September 8, 2009

Botnet profits, SQL Injection, and Realtime Keyloggers

I am often asked by clients about the economics of viruses, spyware, and botnets, so here are a couple articles that may help us all understand the financial incentives of getting malware onto computers:
This article provides a little insight into the wold of botmasters. Cisco researchers managed to infiltrate this world by going undercover. These guys are not interested in identity theft – they just take over machines, organize them into botnets, and sell or rent these botnets to others. Some claim to be raking in $5000-10,000 per week and they acquire most of their machines through simple phishing scams. They only need 1 percent of recipients to open malicious attachments in order to build their botnets.
Only 20 percent of these botmasters even understand the code they are using to control these machines – you don’t have to be a computer genius to run a botnet. You can purchase the code fairly openly on the internet (that is another article).
You don’t have to be a genius to employ SQL injection attacks either. Again, the tools are readily available and you don’t have to know how they work to use them. According to this article,SQL injection attacks are the top attack technique on the web. Older versions of MS SQL are particularly susceptible. SQL injection works by simply injecting SQL commands into forms or other input areas. If the input is not checked and “sanitized” before it is passed on to the SQL engine, these commands can be executed to steal data. Some of the biggest data thefts in recent years were pulled off this way.

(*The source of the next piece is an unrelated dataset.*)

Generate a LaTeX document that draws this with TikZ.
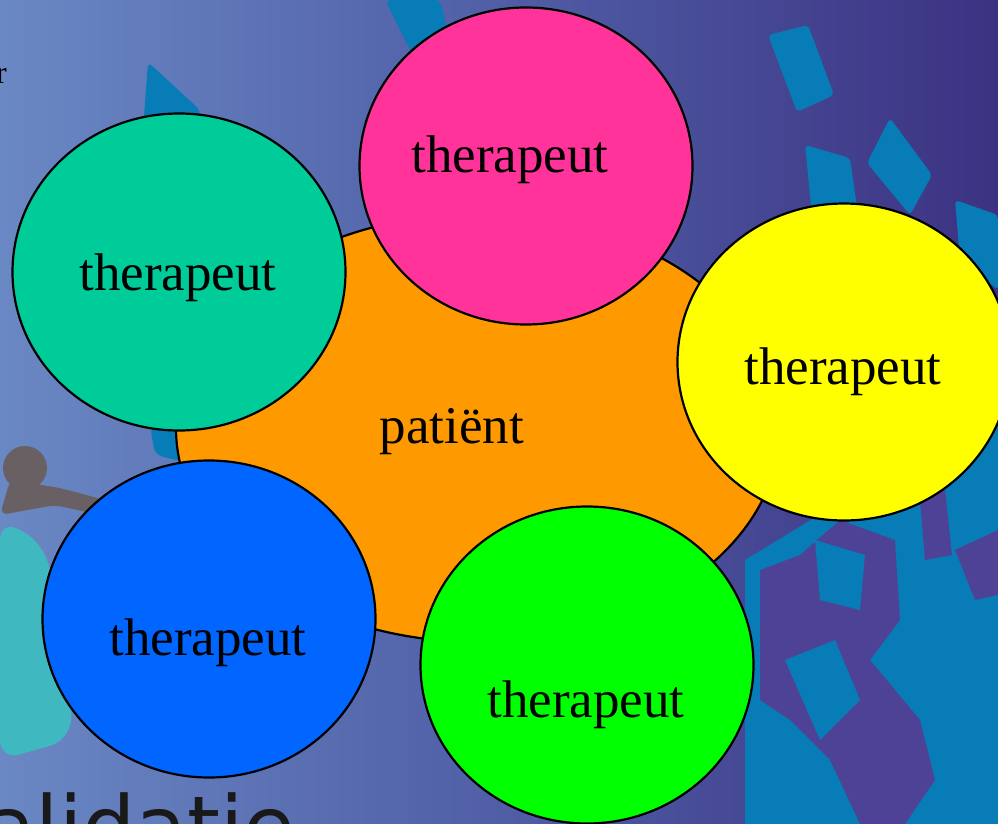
\documentclass[tikz,border=0pt]{standalone}
\usepackage{fontspec}
\setmainfont{Liberation Serif}
\newfontfamily\titlefont{DejaVu Sans}
\usepackage{xcolor}
\usepackage{tikz}
\usetikzlibrary{shapes.geometric}
\definecolor{bgleft}{RGB}{106,136,196}
\definecolor{bgmid}{RGB}{80,94,166}
\definecolor{bgright}{RGB}{60,50,130}
\definecolor{decoblue}{RGB}{8,124,182}
\definecolor{decopurple}{RGB}{78,66,150}
\definecolor{decoteal}{RGB}{64,184,192}
\definecolor{decobrown}{RGB}{104,96,98}
\definecolor{patientcolor}{RGB}{255,153,0}
\definecolor{tealcolor}{RGB}{0,204,153}
\definecolor{pinkcolor}{RGB}{255,51,153}
\definecolor{yellowcolor}{RGB}{255,255,0}
\definecolor{bluecolor}{RGB}{0,102,255}
\definecolor{greencolor}{RGB}{0,255,0}
\tikzset{therapistnode/.style={shape=ellipse,draw=black,line width=2.2pt,inner sep=0pt,minimum width=333pt,minimum height=317pt}}
\tikzset{wordnode/.style={inner sep=0pt,font=\fontsize{53}{60}\selectfont}}

\begin{document}
\begin{tikzpicture}[x=1pt,y=-1pt]
		\useasboundingbox (0,0) rectangle (998,824);
		\clip (0,0) rectangle (998,824);
		% slide background
		\shade[left color=bgleft,right color=bgright,middle color=bgmid] (0,0) rectangle (998,824);
		\fill[decoblue,rounded corners=6pt] (148,62) -- (200,110) -- (205,170) -- (140,170) -- cycle;
		\fill[decoblue,rounded corners=6pt] (385,0) -- (440,0) -- (450,40) -- (420,70) -- cycle;
		\fill[decoblue,rounded corners=4pt] (768,35) -- (808,25) -- (834,95) -- (797,112) -- cycle;
		\fill[decoblue,rounded corners=4pt] (805,145) -- (850,158) -- (858,215) -- (812,215) -- cycle;
		\fill[decoblue,rounded corners=4pt] (890,118) -- (932,175) -- (910,215) -- (867,163) -- cycle;
		\fill[decoblue,rounded corners=4pt] (955,200) -- (998,215) -- (998,290) -- (960,260) -- cycle;
		\fill[decoblue,rounded corners=8pt] (150,425) -- (185,420) -- (185,462) -- (155,455) -- cycle;
		\fill[decoblue] (745,560) -- (860,490) -- (998,380) -- (998,824) -- (745,824) -- cycle;
		\fill[decopurple] (760,570) -- (800,555) -- (840,520) -- (895,540) -- (900,620) -- (870,660) -- (920,720) -- (935,780) -- (905,824) -- (860,824) -- (830,760) -- (790,720) -- (760,700) -- cycle;
		\fill[decoblue] (785,660) -- (835,640) -- (860,700) -- (820,740) -- cycle;
		\fill[decoblue] (815,540) -- (865,555) -- (860,610) -- (820,600) -- cycle;
		\fill[decopurple] (920,500) -- (945,490) -- (952,555) -- (925,560) -- cycle;
		\fill[decopurple] (955,550) -- (998,530) -- (998,595) -- (975,600) -- cycle;
		\fill[decoteal,rounded corners=20pt] (0,520) -- (40,540) -- (75,640) -- (70,740) -- (0,760) -- cycle;
		\fill[decobrown] (25,468) circle (22);
		\fill[decobrown,rounded corners=8pt] (10,480) -- (60,488) -- (105,500) -- (100,515) -- (55,505) -- (0,515) -- cycle;
		% slide texts
		\node[anchor=base east,inner sep=0pt,font=\fontsize{32}{36}\selectfont] (slidetop) at (7,84) {r};
		\node[anchor=base west,inner sep=0pt,text=black!90,font=\titlefont\fontsize{84}{90}\selectfont] (slidetitle) at (-16,856) {alidatie};
		%
		\node[shape=ellipse,draw=black,line width=2.2pt,fill=patientcolor,minimum width=604pt,minimum height=428pt] (patient) at (478,428) {};
		\node[therapistnode,fill=tealcolor] (teal) at (179,272) {};
		\node[therapistnode,fill=pinkcolor] (pink) at (526,166) {};
		\node[therapistnode,fill=yellowcolor] (yellow) at (844,362) {};
		\node[therapistnode,fill=bluecolor] (blue) at (209,619) {};
		\node[therapistnode,fill=greencolor] (green) at (587,665) {};
		%
		\node[wordnode] (patientword) at (452,432) {patiënt};
		\node[wordnode] (tealword) at (178,278) {therapeut};
		\node[wordnode] (pinkword) at (510,160) {therapeut};
		\node[wordnode] (yellowword) at (843,372) {therapeut};
		\node[wordnode] (blueword) at (208,643) {therapeut};
		\node[wordnode] (greenword) at (586,705) {therapeut};
	\end{tikzpicture}
\end{document}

As the internet matures, “real time” communications become possible. This allows us to have phone conversations via VOIP, allows musicians to play together, and allows gamers to play with others in real time. As always, there are malicious uses as well. This article explains how hackers can use key loggers that send data in real time to bypass one-time password devices, which have always been one of the most effective security tools available. The key, of course, is to keep these keyloggers off of computers in the first place.
This has always been a battle of “ordinance vs. armor”, and that is not going to change. New security techniques spawn new attacks, which spawn new defenses. As business consultants, all we can do is try to stay on the cutting edge and make sure are clients are current with their defenses.